Entries taken from a collection
▬▬▬
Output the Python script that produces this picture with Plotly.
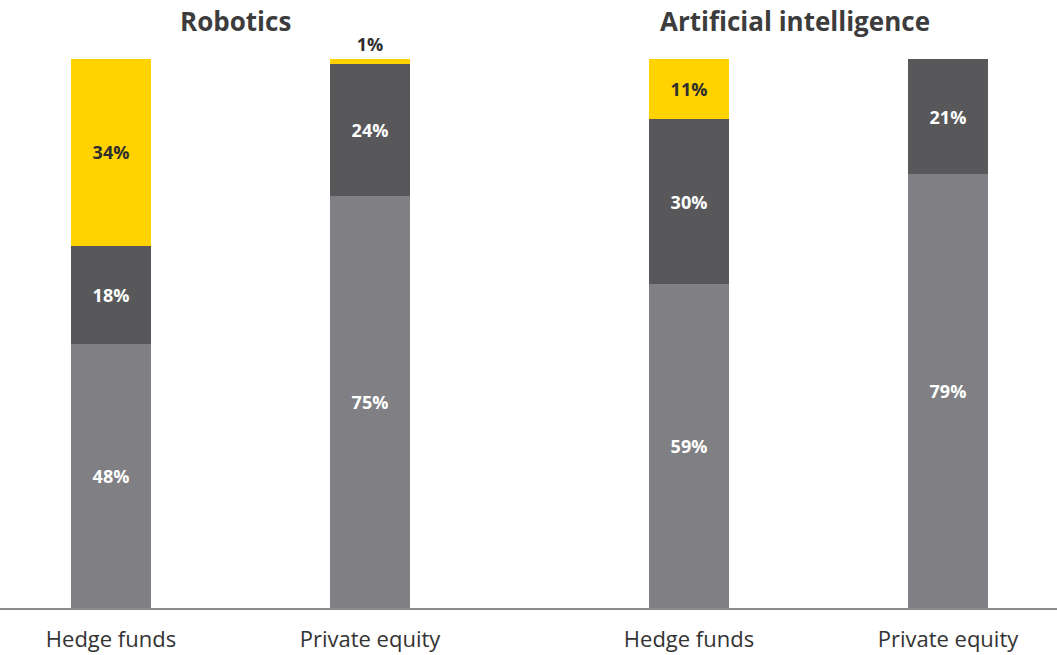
import plotly.graph_objects as go

groups = ["Robotics", "Artificial intelligence"]
categories = ["Hedge funds", "Private equity"]
# segments bottom -> top
low = {"Robotics": [48, 75], "Artificial intelligence": [59, 79]}
mid = {"Robotics": [18, 24], "Artificial intelligence": [30, 21]}
high = {"Robotics": [34, 1], "Artificial intelligence": [11, 0]}

C_LOW = "#808084"
C_MID = "#58585B"
C_HIGH = "#FFD200"
FONT = "Open Sans"

fig = go.Figure()

axes = [("x", "y"), ("x2", "y2")]
for g, (xa, ya) in zip(groups, axes):
    for vals, col, tcol in [(low[g], C_LOW, "white"), (mid[g], C_MID, "white"), (high[g], C_HIGH, "#2E2E2E")]:
        texts = [f"{v}%" if v > 0 else "" for v in vals]
        pos = ["outside" if (v > 0 and v < 3) else "inside" for v in vals]
        fig.add_trace(go.Bar(
            x=categories, y=vals, xaxis=xa, yaxis=ya,
            marker=dict(color=col, line=dict(width=0)),
            width=0.309,
            text=texts, textposition=pos, insidetextanchor="middle",
            textfont=dict(family=FONT, size=18, color=tcol, weight="bold"),
            outsidetextfont=dict(family=FONT, size=18, color="#2E2E2E", weight="bold"),
            constraintext="none", textangle=0, cliponaxis=False,
            showlegend=False, hoverinfo="skip",
        ))

split = 528.5 / 1057
common_x = dict(type="category", showgrid=False, zeroline=False, showline=True,
                linecolor="#8C8C8C", linewidth=2, ticks="", ticklabelstandoff=11,
                tickfont=dict(family=FONT, size=22, color="#333333"))
common_y = dict(range=[0, 100], visible=False, showgrid=False, zeroline=False)

fig.update_layout(
    width=1057, height=655,
    margin=dict(l=0, r=0, t=59, b=47),
    paper_bgcolor="white", plot_bgcolor="white",
    barmode="stack",
    xaxis=dict(domain=[0, split], range=[-0.4286, 1.612], anchor="y", **common_x),
    xaxis2=dict(domain=[split, 1], range=[-0.6197, 1.421], anchor="y2", **common_x),
    yaxis=dict(anchor="x", **common_y),
    yaxis2=dict(anchor="x2", **common_y),
    annotations=[
        dict(text="<b>Robotics</b>", x=235 / 1057, y=1, xref="paper", yref="paper",
             xanchor="center", yanchor="bottom", yshift=18, showarrow=False,
             font=dict(family=FONT, size=26, color="#3C3C3C")),
        dict(text="<b>Artificial intelligence</b>", x=795 / 1057, y=1, xref="paper", yref="paper",
             xanchor="center", yanchor="bottom", yshift=18, showarrow=False,
             font=dict(family=FONT, size=26, color="#3C3C3C")),
    ],
)

fig.write_html("out.html", config={"displayModeBar": False},
               post_script="document.body.style.margin='0';document.body.style.overflow='hidden';")
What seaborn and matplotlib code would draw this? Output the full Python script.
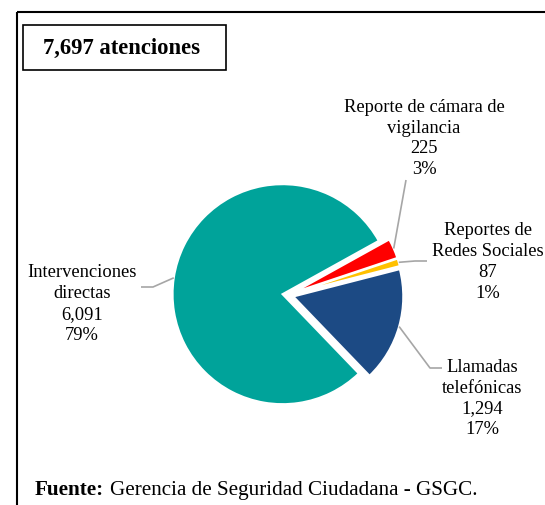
import numpy as np
import matplotlib
matplotlib.use("Agg")
import matplotlib.pyplot as plt
from matplotlib.patches import Rectangle
import seaborn as sns

# data
categories = ["Intervenciones\ndirectas", "Llamadas\ntelefónicas",
              "Reportes de\nRedes Sociales", "Reporte de cámara de\nvigilancia"]
values = [6091, 1294, 87, 225]
colors = ["#00A39A", "#1C4A84", "#FFC000", "#FF0000"]
total_label = "7,697 atenciones"

sns.set_theme(style="white")
plt.rcParams['font.family'] = ['Liberation Serif', 'DejaVu Serif']

W, H = 545, 506
R = 110
fig = plt.figure(figsize=(W / 100, H / 100), dpi=100)
ax = fig.add_axes([0, 0, 1, 1])

# pixel-like coordinates, y pointing down; explode is in data units here
wedges, _ = ax.pie(values, colors=sns.color_palette(colors), startangle=-29,
                   counterclock=False, radius=R, center=(288, 296),
                   explode=[0.05 * R] * 4, frame=True,
                   wedgeprops=dict(edgecolor="white", linewidth=1.5))
ax.set_xlim(0, W)
ax.set_ylim(H, 0)
ax.set_aspect("equal")
ax.axis("off")

total = sum(values)
# label block centre and leader elbows for each slice
label_pos = [(82, 304), (482, 398.5), (488, 262), (424, 138.5)]
elbows = [[(153, 288), (141, 288)],
          [(430, 369), (442, 369)],
          [(415, 262), (427, 262)],
          [(406, 181)]]

for w, name, v, pos, elb in zip(wedges, categories, values, label_pos, elbows):
    mid = np.deg2rad((w.theta1 + w.theta2) / 2)
    cx, cy = w.center
    start = (cx + w.r * np.cos(mid), cy + w.r * np.sin(mid))
    pts = [start] + elb
    ax.plot([p[0] for p in pts], [p[1] for p in pts], color="#A6A6A6", lw=1.2,
            solid_capstyle="butt")
    pct = 100 * v / total
    ax.text(pos[0], pos[1], f"{name}\n{v:,}\n{pct:.0f}%", ha="center", va="center",
            fontsize=13.3, color="black", linespacing=1.3)

# outer frame (runs off right and bottom edge)
ax.add_patch(Rectangle((16.5, 12.5), 700, 700, fill=False, edgecolor="black",
                       lw=1.5, clip_on=True))
# total box
ax.add_patch(Rectangle((23, 26), 203, 45, facecolor="white", edgecolor="black", lw=1.2))
ax.text(121, 48.5, total_label, ha="center", va="center", fontsize=16.3,
        fontweight="bold", color="black")

# source line
src = ax.text(35, 490, "Fuente:", ha="left", va="center", fontsize=15.2,
              fontweight="bold", color="black")
ax.annotate("Gerencia de Seguridad Ciudadana - GSGC.", xy=(1, 0),
            xycoords=src, xytext=(4, 0), textcoords="offset points",
            ha="left", va="bottom", fontsize=15.2, color="black")

fig.savefig("out.png", dpi=100)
▬▬▬
**WHAT THIS TASK INVOLVES:**
Repeat the lines exactly as they stand, from the opening line of the data through the line with "fig = go.Figure()". Pictures stay out of the copy.

**TASK RESPONSE:**
Output the Python script that produces this picture with Plotly.
import plotly.graph_objects as go

groups = ["Robotics", "Artificial intelligence"]
categories = ["Hedge funds", "Private equity"]
# segments bottom -> top
low = {"Robotics": [48, 75], "Artificial intelligence": [59, 79]}
mid = {"Robotics": [18, 24], "Artificial intelligence": [30, 21]}
high = {"Robotics": [34, 1], "Artificial intelligence": [11, 0]}

C_LOW = "#808084"
C_MID = "#58585B"
C_HIGH = "#FFD200"
FONT = "Open Sans"

fig = go.Figure()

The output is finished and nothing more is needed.